You mentioned praying for rats. But a negative conclusion might just mean God doesn’t care about rats. It might mean that prayers for rats can’t be sincere.

The experiment is certainly not conclusive - but it is interesting, and worthwhile.

My point is simply this. Given the excuses that are being made after the fact as to why the experiment doesn’t prove anything about prayer, the people who suggested the study were litterally pissing 2 million dollars down the drain. If they were ready with those objections for any negative result, then the entire study was pointless, and they should have known that from the start. The exact same excuses would invalidate any positive result as well.

The experiment was not sloppy. It was very good: it’s methodology was sound, it was well funded, the assignments were well done. The problem is the underlying element of study: something not only intangible and unmeasurable (making any sort of consistent “dose/effect” measure impossible) but without any underlying mechanism to make the study plausible in the first place (in the abscence of any plausible effects to explain).

We are left with: nothing to explain, and no way or willingness to explain it. In other words, a complete boondoggle.

From a scientific point of view, I’d say this test was a good one.

But from a philosophical viewpoint, I don’t think this question can ever be resolved.

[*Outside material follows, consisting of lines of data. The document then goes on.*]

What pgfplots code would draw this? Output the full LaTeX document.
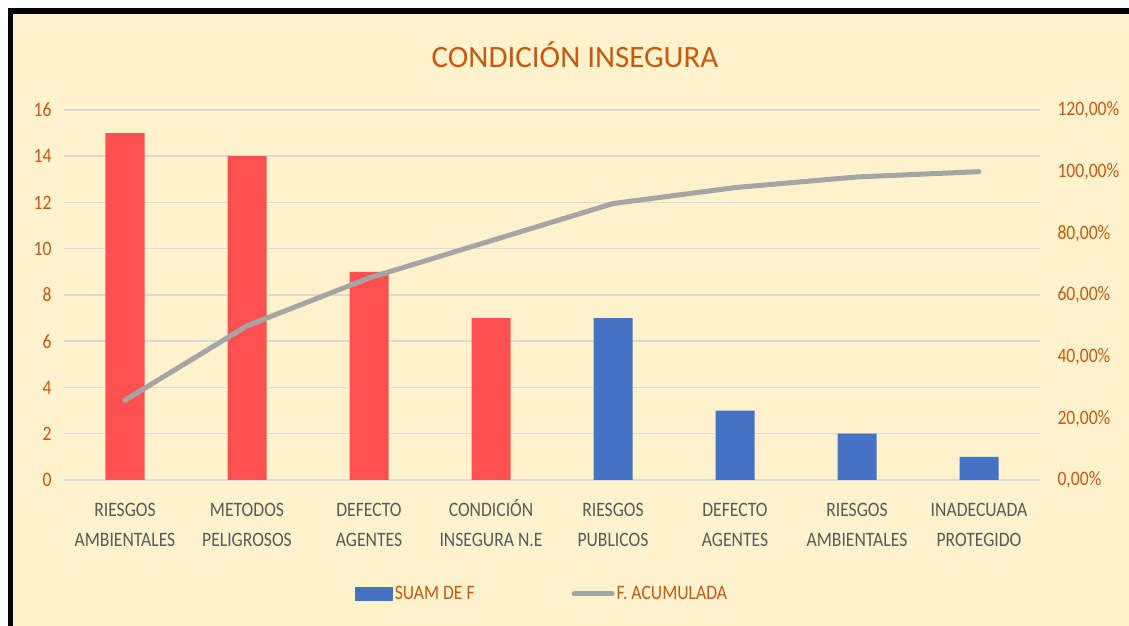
\documentclass[border=0pt]{standalone}
\usepackage{fontspec}
\setmainfont{Carlito}[FakeStretch=0.86]
\newfontfamily\titlefont{Carlito}
\usepackage{pgfplots}
\pgfplotsset{compat=1.18}
\definecolor{bgy}{HTML}{FFF2CC}
\definecolor{orangeT}{HTML}{C55A11}
\definecolor{redB}{HTML}{FF5050}
\definecolor{blueB}{HTML}{4472C4}
\definecolor{grayL}{HTML}{A5A5A5}
\definecolor{gridc}{HTML}{D9D9D9}
\definecolor{labc}{HTML}{595959}
\begin{document}
\begin{tikzpicture}[x=1bp,y=1bp]
\path[use as bounding box] (-64,-146) rectangle (1065,480);
\fill[white] (-64,-146) rectangle (1065,480);
\fill[bgy] (-51,-146) rectangle (1065,466);
\fill[black] (-56,-146) rectangle (-51,472);
\fill[black] (-56,466) rectangle (1065,472);
\node[text=orangeT, font=\titlefont\fontsize{31bp}{36bp}\selectfont] at (511,425) {CONDICIÓN INSEGURA};
\begin{axis}[
  scale only axis, width=976bp, height=370bp,
  xmin=-0.5, xmax=7.5, ymin=0, ymax=16,
  ytick={0,2,...,16},
  xtick={0,...,7},
  xticklabels={{\strut RIESGOS\\AMBIENTALES},{\strut METODOS\\PELIGROSOS},{\strut DEFECTO\\AGENTES},{\strut CONDICIÓN\\INSEGURA N.E},{\strut RIESGOS\\PUBLICOS},{\strut DEFECTO\\AGENTES},{\strut RIESGOS\\AMBIENTALES},{\strut INADECUADA\\PROTEGIDO}},
  axis x line*=bottom, axis y line*=left,
  x axis line style={draw=none}, y axis line style={draw=none},
  major tick length=0pt,
  ymajorgrids, grid style={gridc, line width=1.5bp},
  /pgf/number format/assume math mode=true,
  ticklabel style={font=\fontsize{20.5bp}{30bp}\selectfont},
  yticklabel style={text=orangeT, xshift=-9bp},
  xticklabel style={text=labc, align=center, yshift=-12bp},
  ybar, bar width=39bp,
]
\addplot[fill=redB, draw=none, bar shift=0pt] coordinates {(0,15) (1,14) (2,9) (3,7)};
\addplot[fill=blueB, draw=none, bar shift=0pt] coordinates {(4,7) (5,3) (6,2) (7,1)};
\end{axis}
\begin{axis}[
  scale only axis, width=976bp, height=370bp,
  xmin=-0.5, xmax=7.5, ymin=0, ymax=120,
  axis x line=none, axis y line*=right,
  y axis line style={draw=none},
  major tick length=0pt,
  ytick={0,20,...,120},
  yticklabels={0{,}00\%,20{,}00\%,40{,}00\%,60{,}00\%,80{,}00\%,100{,}00\%,120{,}00\%},
  ticklabel style={font=\fontsize{20.5bp}{24bp}\selectfont},
  yticklabel style={text=orangeT, xshift=14bp},
  legend style={at={(0.49,-0.308)}, anchor=center, draw=none, fill=none,
    font=\fontsize{20.5bp}{24bp}\selectfont, text=orangeT,
    /tikz/every even column/.append style={column sep=95bp},
    inner sep=0pt},
  legend columns=2,
]
\addlegendimage{legend image code/.code={\fill[blueB] (0bp,-6.5bp) rectangle (37bp,6.5bp);}}
\addlegendentry{SUAM DE F}
\addplot[grayL, line width=5bp, line cap=round, line join=round,
  legend image code/.code={\draw[grayL, line width=5bp, line cap=round] (2bp,0bp) -- (40bp,0bp);}]
  coordinates {(0,25.86) (1,50.00) (2,65.52) (3,77.59) (4,89.66) (5,94.83) (6,98.28) (7,100.00)};
\addlegendentry{F. ACUMULADA}
\end{axis}
\end{tikzpicture}
\end{document}
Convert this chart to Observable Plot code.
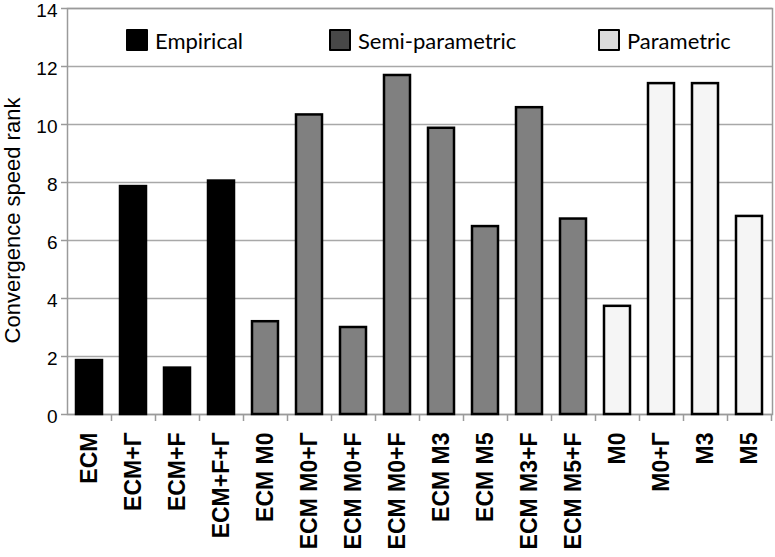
<!DOCTYPE html>
<html>
<head>
<meta charset="utf-8">
<script src="https://cdn.jsdelivr.net/npm/d3@7"></script>
<script src="https://cdn.jsdelivr.net/npm/@observablehq/plot@0.6"></script>
<style>
  body { margin: 0; background: #fff; }
  #wrap { position: relative; width: 775px; height: 557px; }
  .leg { position: absolute; top: 28px; height: 24px; display: flex; align-items: center;
         font-family: Lato, "Open Sans", sans-serif; font-size: 22px; color: #000; }
  .sw { box-sizing: border-box; width: 22px; height: 22px; border: 2px solid #000; border-radius: 1px; margin-right: 7px; }
  g[aria-label="x-axis tick label"] text { font-weight: bold; }
</style>
</head>
<body>
<div id="wrap"></div>
<script>
const categories = ["ECM", "ECM+Γ", "ECM+F", "ECM+F+Γ", "ECM M0", "ECM M0+Γ", "ECM M0+F", "ECM M0+F",
                    "ECM M3", "ECM M5", "ECM M3+F", "ECM M5+F", "M0", "M0+Γ", "M3", "M5"];
const groups = ["Empirical", "Empirical", "Empirical", "Empirical",
                "Semi-parametric", "Semi-parametric", "Semi-parametric", "Semi-parametric",
                "Semi-parametric", "Semi-parametric", "Semi-parametric", "Semi-parametric",
                "Parametric", "Parametric", "Parametric", "Parametric"];
const values = [1.86, 7.86, 1.6, 8.05, 3.2, 10.33, 3.0, 11.69, 9.87, 6.48, 10.58, 6.74, 3.73, 11.41, 11.41, 6.83];
const yTicks = [0, 2, 4, 6, 8, 10, 12, 14];
const groupNames = ["Empirical", "Semi-parametric", "Parametric"];
const barColors = ["#000000", "#808080", "#f5f5f5"];
const legendColors = ["#000000", "#484848", "#dcdcdc"];
const yLabel = "Convergence speed rank";

// unique keys because two categories share the label "ECM M0+F"
const data = categories.map((c, i) => ({key: i, cat: c, group: groups[i], value: values[i]}));

const chart = Plot.plot({
  width: 775,
  height: 557,
  marginLeft: 67,
  marginRight: 3,
  marginTop: 8,
  marginBottom: 143,
  style: {fontFamily: '"Liberation Sans", Arial, sans-serif', background: "#fff", color: "#000"},
  x: {type: "band", domain: data.map(d => d.key), paddingInner: 0.4, paddingOuter: 0.2},
  y: {domain: [0, 14]},
  color: {domain: groupNames, range: barColors},
  marks: [
    Plot.gridY(yTicks, {stroke: "#a8a8a8", strokeOpacity: 1, strokeWidth: 1.5}),
    Plot.frame({stroke: "#9a9a9a", strokeWidth: 1.5}),
    Plot.barY(data, {x: "key", y: "value", fill: "group", stroke: "#000", strokeWidth: 2.5}),
    Plot.axisY({ticks: yTicks, tickSize: 6, tickFormat: () => "", label: null, stroke: "#9a9a9a", strokeWidth: 1.5}),
    Plot.axisY({ticks: yTicks, tickSize: 0, tickPadding: 10, dy: 2, fontSize: 19, label: null}),
    Plot.axisX({tickFormat: () => "", tickSize: 7, dx: 22, label: null, stroke: "#9a9a9a", strokeWidth: 1.5}),
    Plot.axisX({tickFormat: k => categories[k], tickSize: 0, tickPadding: 18, tickRotate: -90, fontSize: 23, fontWeight: "bold", label: null}),
    Plot.text([yLabel], {text: d => d, frameAnchor: "left", textAnchor: "middle", dx: -55, dy: 9, rotate: -90, fontSize: 22})
  ]
});
const wrap = document.getElementById("wrap");
wrap.appendChild(chart);

const legendPos = [[126, 155], [329, 357], [598, 627]];
groupNames.forEach((g, i) => {
  const el = document.createElement("div");
  el.className = "leg";
  el.style.left = legendPos[i][0] + "px";
  el.innerHTML = `<div class="sw" style="background:${legendColors[i]}"></div><span>${g}</span>`;
  wrap.appendChild(el);
});
</script>
</body>
</html>
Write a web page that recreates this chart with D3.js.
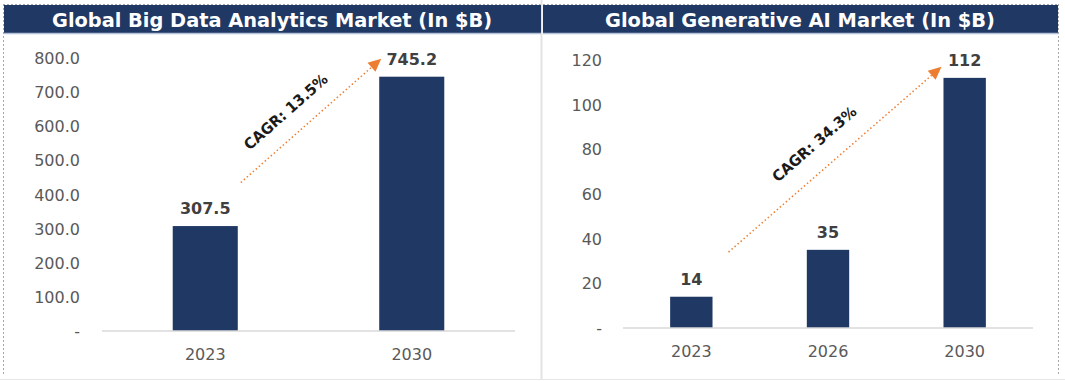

Since we can’t detect the presence/absence of a prayer for or by any one individual, how do we know that someone, somewhere in the world, isn’t praying for the opposite of what someone else is? If someone prays that subject X dies, and someone else prays that he lives, do these cancel each other out? Is a general prayer for “all souls everywhere” as powerful for one subject as a single prayer for that subject only from ten people?

Suppose (just being a Devil’s Advocate here) that 10 anti-prayers (die, sickie!) were said for one group, exactly balancing out the 10 pro-prayers (get well, sickie!) for the same subject. Then we could get exactly the same outcome as this test. Preposterous? Sure. Impossible? No.

I like Bup’s idea that a bunch of mice, who no one knows exist, be the subjects of a prayed-for and not-prayed for group. But even that has a flaw – what if someone, somewhere in the world, is praying, “God, let all of your creatures live a long life.” Whoops – the mice have just been prayed for.

And what if the prayer is said by someone like a Mother Theresa? Would her prayers have more weight than a skid row junkie’s?

If you can’t detect it and can’t measure it, you can’t handle it.

I just don’t see any way around the problem.

I still say the fact they did see an effect in the group who knew they were being prayed for likely reveals an uncontrolled flaw in the study. The investigators suggest it might be some kind of performance anxiety, but don’t really seem to have a good explanation. My guess is there is a naturalistic explanation, though, and that alone would trash the whole effort.

I suspect it is natural variation. Heads won’t come up exactly 500 times every 1000 coin tosses, either. Do enough studies, and you will find some small differences in some samples. They already said it wasn’t statistically significant.

But imagine what would have happened if the difference went the OTHER way. “Study shows 8% improvement in prayed-for patients. Prayer works!”